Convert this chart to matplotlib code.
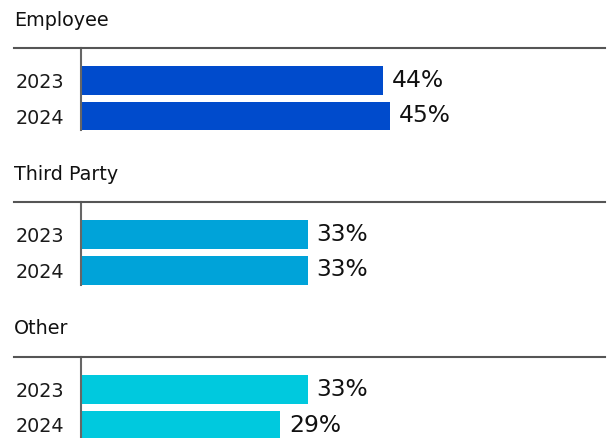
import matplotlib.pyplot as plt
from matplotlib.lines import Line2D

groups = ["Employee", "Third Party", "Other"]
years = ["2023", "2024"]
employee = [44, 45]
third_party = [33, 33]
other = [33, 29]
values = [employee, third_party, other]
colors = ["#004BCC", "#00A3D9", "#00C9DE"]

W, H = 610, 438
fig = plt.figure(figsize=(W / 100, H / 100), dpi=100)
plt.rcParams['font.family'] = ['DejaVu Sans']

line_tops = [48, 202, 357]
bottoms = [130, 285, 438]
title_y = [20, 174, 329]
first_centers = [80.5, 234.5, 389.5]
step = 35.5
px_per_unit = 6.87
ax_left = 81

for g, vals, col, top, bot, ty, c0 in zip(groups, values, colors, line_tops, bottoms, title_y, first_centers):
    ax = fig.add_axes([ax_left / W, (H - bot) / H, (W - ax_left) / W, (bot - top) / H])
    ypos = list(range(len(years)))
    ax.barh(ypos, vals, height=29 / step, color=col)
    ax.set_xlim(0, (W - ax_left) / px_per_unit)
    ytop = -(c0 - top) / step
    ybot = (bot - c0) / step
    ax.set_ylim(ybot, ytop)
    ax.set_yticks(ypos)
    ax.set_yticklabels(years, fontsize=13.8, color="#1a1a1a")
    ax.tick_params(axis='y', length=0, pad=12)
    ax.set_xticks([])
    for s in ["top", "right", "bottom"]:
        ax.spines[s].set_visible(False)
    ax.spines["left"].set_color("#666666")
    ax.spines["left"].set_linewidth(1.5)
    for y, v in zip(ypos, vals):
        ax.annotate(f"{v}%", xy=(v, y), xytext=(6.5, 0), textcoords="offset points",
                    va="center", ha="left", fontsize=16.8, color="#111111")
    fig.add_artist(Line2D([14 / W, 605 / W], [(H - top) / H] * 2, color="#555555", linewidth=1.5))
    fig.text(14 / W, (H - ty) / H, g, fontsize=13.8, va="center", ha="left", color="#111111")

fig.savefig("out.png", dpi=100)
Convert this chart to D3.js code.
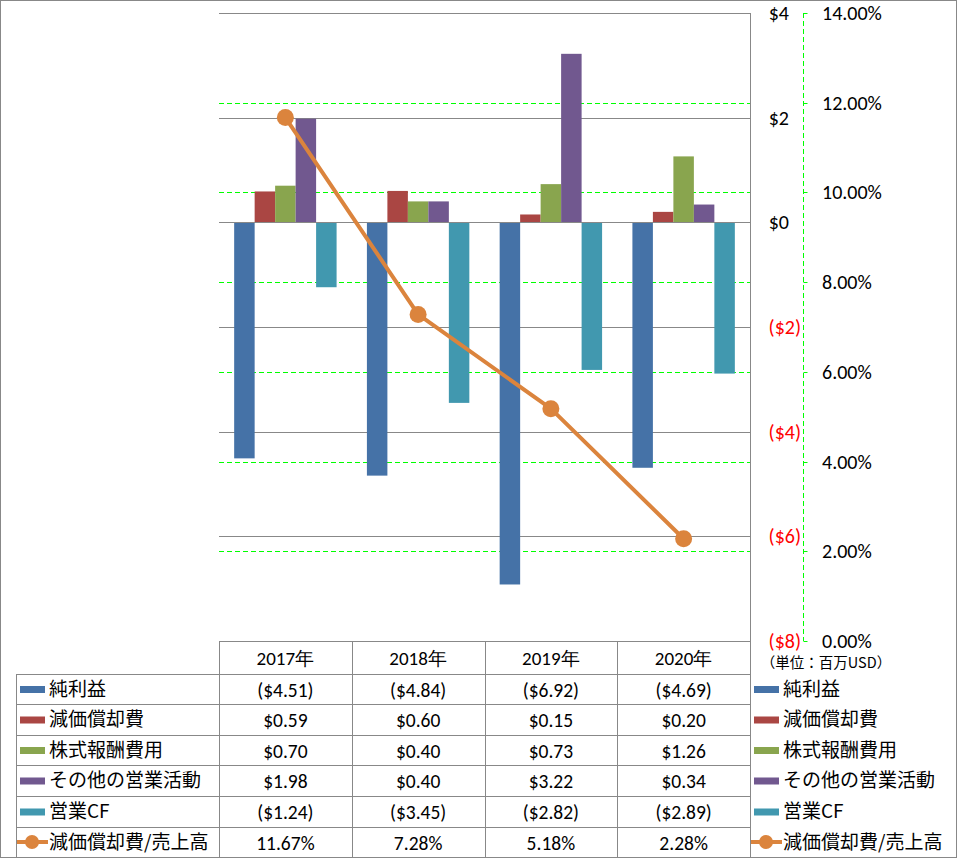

★ ★ ★ ★ ★ ★ ★

Your task: Only the lines from the start of the records above through the line containing "from matplotlib.lines import Line2D" should be returned, exactly and with both ends, please; the pictures stay out.

Solved problem:
Convert this chart to matplotlib code.
import matplotlib.pyplot as plt
from matplotlib.lines import Line2D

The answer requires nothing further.